■ COLLECTED MATERIAL ■
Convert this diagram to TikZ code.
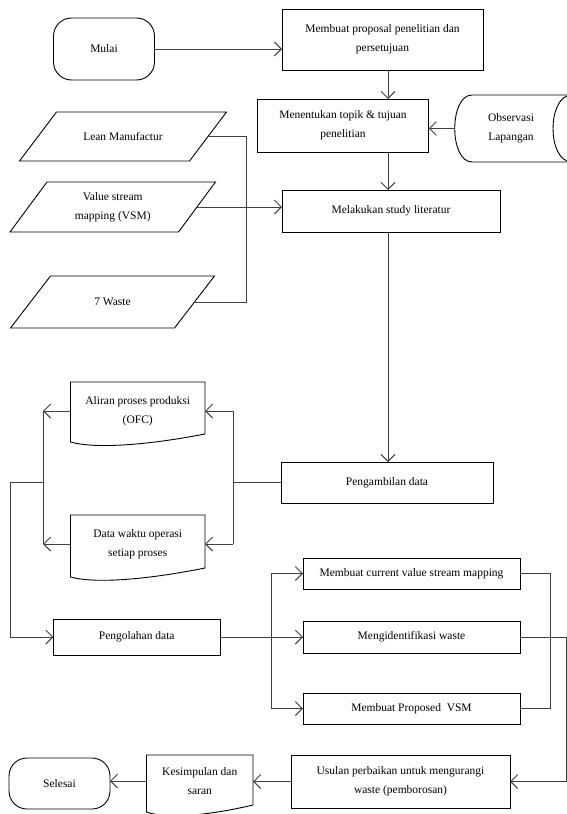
\documentclass[tikz,border=0pt]{standalone}
\usepackage{fontspec}
\setmainfont{Liberation Serif}
\usetikzlibrary{arrows.meta,calc}

% parallelogram (data input) around a node, slanted by #2
\newcommand\dataio[2]{%
  \draw[shapeline] ($(#1.north west)+(#2,0)$) -- ($(#1.north east)+(#2,0)$)
    -- ($(#1.south east)-(#2,0)$) -- ($(#1.south west)-(#2,0)$) -- cycle;}
% document shape: right depth #2, left depth #3 below the top edge
\newcommand\docshape[3]{%
  \draw[shapeline] ($(#1.north east)+(0,#2)$) coordinate (dR) -- (#1.north east)
    -- (#1.north west) -- ($(#1.north west)+(0,#3)$) coordinate (dL)
    .. controls ($(dL)!0.22!(dR)+(0,10)$) and ($(dL)!0.67!(dR)+(0,6)$) .. (dR);}

\tikzset{
  txt/.style={font=\fontsize{11.5}{19}\selectfont, align=center, inner sep=0pt, outer sep=0pt},
  proc/.style={txt, draw, line width=0.9pt},
  term/.style={txt, draw, line width=0.9pt, rounded corners=18pt},
  ghost/.style={txt},
  shapeline/.style={line width=0.9pt},
  flow/.style={line width=0.9pt, draw=black!75},
  arr/.style={flow, -{Straight Barb[length=7pt,width=14pt]}},
}

\begin{document}
\begin{tikzpicture}[x=1pt,y=-1pt]
\fill[white] (0,0) rectangle (567,814);
\clip (0,0) rectangle (567,814);

% --- preparation ---
\node[term, minimum width=101pt, minimum height=62pt] (mulai) at (104,49) {Mulai};
\node[proc, minimum width=201pt, minimum height=61pt] (proposal) at (382.5,39.5)
  {Membuat proposal penelitian dan\\persetujuan};
\node[proc, minimum width=171.5pt, minimum height=53pt] (tujuan) at (343,125.5)
  {Menentukan topik \& tujuan\\penelitian};
\node[ghost, minimum width=112pt, minimum height=67pt] (obs) at (511,128.5) {Observasi\\Lapangan};
\draw[shapeline] (575,95) -- (472,95) .. controls (449,95) and (449,162) .. (472,162) -- (575,162);
\draw[shapeline] (572,95) .. controls (546.7,95) and (546.7,162) .. (572,162);

% --- literature ---
\node[ghost, minimum width=170pt, minimum height=49pt] (lean) at (123,136.5) {Lean Manufactur};
\dataio{lean}{18.5}
\node[ghost, minimum width=168.5pt, minimum height=50pt] (vsm) at (112.75,207) {Value stream\\mapping (VSM)};
\dataio{vsm}{18.5}
\node[ghost, minimum width=164pt, minimum height=52pt] (waste) at (112.5,302) {7 Waste};
\dataio{waste}{20}
\node[proc, minimum width=218pt, minimum height=42pt] (study) at (391,211) {Melakukan study literatur};

% --- data collection ---
\node[proc, minimum width=212pt, minimum height=41pt] (ambil) at (387,482.5) {Pengambilan data};
\node[ghost, minimum width=134.5pt, minimum height=58pt] (aliran) at (137.75,411) {Aliran proses produksi\\(OFC)};
\docshape{aliran}{52}{60}
\node[ghost, minimum width=134.5pt, minimum height=58pt] (data) at (137.75,544) {Data waktu operasi\\setiap proses};
\docshape{data}{53}{62}

% --- processing ---
\node[proc, minimum width=166.5pt, minimum height=36pt] (olah) at (136.75,637) {Pengolahan data};
\node[proc, minimum width=217pt, minimum height=31pt] (cur) at (411.5,573.5) {Membuat current value stream mapping};
\node[proc, minimum width=217pt, minimum height=32pt] (ident) at (411.5,637) {Mengidentifikasi waste};
\node[proc, minimum width=217pt, minimum height=31pt] (prop) at (411.5,708.5) {Membuat Proposed \ VSM};

% --- closing ---
\node[proc, minimum width=219pt, minimum height=53pt] (usulan) at (400.5,781.5)
  {Usulan perbaikan untuk mengurangi\\waste (pemborosan)};
\node[ghost, minimum width=106.5pt, minimum height=52pt] (kes) at (199.75,781) {Kesimpulan dan\\saran};
\docshape{kes}{50}{57}
\node[term, minimum width=101pt, minimum height=51pt] (selesai) at (59.5,783.5) {Selesai};

% --- connectors ---
\coordinate (spine) at (388,0);
\coordinate (litbus) at (246,0);
\coordinate (rbus) at (233,0);
\coordinate (lbus) at (43,0);
\coordinate (edge) at (10,0);
\coordinate (pbus) at (271,0);
\coordinate (obus) at (550,0);
\coordinate (far) at (566,0);

\draw[arr] (mulai.east) -- (mulai.east -| proposal.west);
\draw[arr] (spine |- proposal.south) -- (spine |- tujuan.north);
\draw[arr] (obs.west) -- (obs.west -| tujuan.east);
\draw[arr] (spine |- tujuan.south) -- (spine |- study.north);
\draw[flow] (lean.east) -- (litbus |- lean.east) -- (litbus |- waste.east) -- (waste.east);
\draw[arr] (vsm.east) -- (vsm.east -| study.west);
\draw[arr] (spine |- study.south) -- (spine |- ambil.north);

\draw[flow] (ambil.west) -- (rbus |- ambil.west);
\draw[flow] (rbus |- aliran.east) -- (rbus |- data.east);
\draw[arr] (rbus |- aliran.east) -- (aliran.east);
\draw[arr] (rbus |- data.east) -- (data.east);
\draw[arr] (aliran.west) -- (lbus |- aliran.west);
\draw[arr] (data.west) -- (lbus |- data.west);
\draw[flow] (lbus |- aliran.west) -- (lbus |- data.west);
\draw[arr] (lbus |- ambil.west) -- (edge |- ambil.west) -- (edge |- olah.west) -- (olah.west);

\draw[arr] (olah.east) -- (ident.west);
\draw[flow] (pbus |- cur.west) -- (pbus |- prop.west);
\draw[arr] (pbus |- cur.west) -- (cur.west);
\draw[arr] (pbus |- prop.west) -- (prop.west);
\draw[flow] (cur.east) -- (obus |- cur.east) -- (obus |- prop.east) -- (prop.east);
\draw[arr] (ident.east) -- (far |- ident.east) -- (far |- usulan.east) -- (usulan.east);
\draw[arr] (usulan.west) -- (usulan.west -| kes.east);
\draw[arr] (kes.west) -- (kes.west -| selesai.east);
\end{tikzpicture}
\end{document}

■ TASK OBJECTIVE ■
Restate the whole listing above exactly, except for its images.

■ TASK RESPONSE ■
Convert this diagram to TikZ code.
\documentclass[tikz,border=0pt]{standalone}
\usepackage{fontspec}
\setmainfont{Liberation Serif}
\usetikzlibrary{arrows.meta,calc}

% parallelogram (data input) around a node, slanted by #2
\newcommand\dataio[2]{%
  \draw[shapeline] ($(#1.north west)+(#2,0)$) -- ($(#1.north east)+(#2,0)$)
    -- ($(#1.south east)-(#2,0)$) -- ($(#1.south west)-(#2,0)$) -- cycle;}
% document shape: right depth #2, left depth #3 below the top edge
\newcommand\docshape[3]{%
  \draw[shapeline] ($(#1.north east)+(0,#2)$) coordinate (dR) -- (#1.north east)
    -- (#1.north west) -- ($(#1.north west)+(0,#3)$) coordinate (dL)
    .. controls ($(dL)!0.22!(dR)+(0,10)$) and ($(dL)!0.67!(dR)+(0,6)$) .. (dR);}

\tikzset{
  txt/.style={font=\fontsize{11.5}{19}\selectfont, align=center, inner sep=0pt, outer sep=0pt},
  proc/.style={txt, draw, line width=0.9pt},
  term/.style={txt, draw, line width=0.9pt, rounded corners=18pt},
  ghost/.style={txt},
  shapeline/.style={line width=0.9pt},
  flow/.style={line width=0.9pt, draw=black!75},
  arr/.style={flow, -{Straight Barb[length=7pt,width=14pt]}},
}

\begin{document}
\begin{tikzpicture}[x=1pt,y=-1pt]
\fill[white] (0,0) rectangle (567,814);
\clip (0,0) rectangle (567,814);

% --- preparation ---
\node[term, minimum width=101pt, minimum height=62pt] (mulai) at (104,49) {Mulai};
\node[proc, minimum width=201pt, minimum height=61pt] (proposal) at (382.5,39.5)
  {Membuat proposal penelitian dan\\persetujuan};
\node[proc, minimum width=171.5pt, minimum height=53pt] (tujuan) at (343,125.5)
  {Menentukan topik \& tujuan\\penelitian};
\node[ghost, minimum width=112pt, minimum height=67pt] (obs) at (511,128.5) {Observasi\\Lapangan};
\draw[shapeline] (575,95) -- (472,95) .. controls (449,95) and (449,162) .. (472,162) -- (575,162);
\draw[shapeline] (572,95) .. controls (546.7,95) and (546.7,162) .. (572,162);

% --- literature ---
\node[ghost, minimum width=170pt, minimum height=49pt] (lean) at (123,136.5) {Lean Manufactur};
\dataio{lean}{18.5}
\node[ghost, minimum width=168.5pt, minimum height=50pt] (vsm) at (112.75,207) {Value stream\\mapping (VSM)};
\dataio{vsm}{18.5}
\node[ghost, minimum width=164pt, minimum height=52pt] (waste) at (112.5,302) {7 Waste};
\dataio{waste}{20}
\node[proc, minimum width=218pt, minimum height=42pt] (study) at (391,211) {Melakukan study literatur};

% --- data collection ---
\node[proc, minimum width=212pt, minimum height=41pt] (ambil) at (387,482.5) {Pengambilan data};
\node[ghost, minimum width=134.5pt, minimum height=58pt] (aliran) at (137.75,411) {Aliran proses produksi\\(OFC)};
\docshape{aliran}{52}{60}
\node[ghost, minimum width=134.5pt, minimum height=58pt] (data) at (137.75,544) {Data waktu operasi\\setiap proses};
\docshape{data}{53}{62}

% --- processing ---
\node[proc, minimum width=166.5pt, minimum height=36pt] (olah) at (136.75,637) {Pengolahan data};
\node[proc, minimum width=217pt, minimum height=31pt] (cur) at (411.5,573.5) {Membuat current value stream mapping};
\node[proc, minimum width=217pt, minimum height=32pt] (ident) at (411.5,637) {Mengidentifikasi waste};
\node[proc, minimum width=217pt, minimum height=31pt] (prop) at (411.5,708.5) {Membuat Proposed \ VSM};

% --- closing ---
\node[proc, minimum width=219pt, minimum height=53pt] (usulan) at (400.5,781.5)
  {Usulan perbaikan untuk mengurangi\\waste (pemborosan)};
\node[ghost, minimum width=106.5pt, minimum height=52pt] (kes) at (199.75,781) {Kesimpulan dan\\saran};
\docshape{kes}{50}{57}
\node[term, minimum width=101pt, minimum height=51pt] (selesai) at (59.5,783.5) {Selesai};

% --- connectors ---
\coordinate (spine) at (388,0);
\coordinate (litbus) at (246,0);
\coordinate (rbus) at (233,0);
\coordinate (lbus) at (43,0);
\coordinate (edge) at (10,0);
\coordinate (pbus) at (271,0);
\coordinate (obus) at (550,0);
\coordinate (far) at (566,0);

\draw[arr] (mulai.east) -- (mulai.east -| proposal.west);
\draw[arr] (spine |- proposal.south) -- (spine |- tujuan.north);
\draw[arr] (obs.west) -- (obs.west -| tujuan.east);
\draw[arr] (spine |- tujuan.south) -- (spine |- study.north);
\draw[flow] (lean.east) -- (litbus |- lean.east) -- (litbus |- waste.east) -- (waste.east);
\draw[arr] (vsm.east) -- (vsm.east -| study.west);
\draw[arr] (spine |- study.south) -- (spine |- ambil.north);

\draw[flow] (ambil.west) -- (rbus |- ambil.west);
\draw[flow] (rbus |- aliran.east) -- (rbus |- data.east);
\draw[arr] (rbus |- aliran.east) -- (aliran.east);
\draw[arr] (rbus |- data.east) -- (data.east);
\draw[arr] (aliran.west) -- (lbus |- aliran.west);
\draw[arr] (data.west) -- (lbus |- data.west);
\draw[flow] (lbus |- aliran.west) -- (lbus |- data.west);
\draw[arr] (lbus |- ambil.west) -- (edge |- ambil.west) -- (edge |- olah.west) -- (olah.west);

\draw[arr] (olah.east) -- (ident.west);
\draw[flow] (pbus |- cur.west) -- (pbus |- prop.west);
\draw[arr] (pbus |- cur.west) -- (cur.west);
\draw[arr] (pbus |- prop.west) -- (prop.west);
\draw[flow] (cur.east) -- (obus |- cur.east) -- (obus |- prop.east) -- (prop.east);
\draw[arr] (ident.east) -- (far |- ident.east) -- (far |- usulan.east) -- (usulan.east);
\draw[arr] (usulan.west) -- (usulan.west -| kes.east);
\draw[arr] (kes.west) -- (kes.west -| selesai.east);
\end{tikzpicture}
\end{document}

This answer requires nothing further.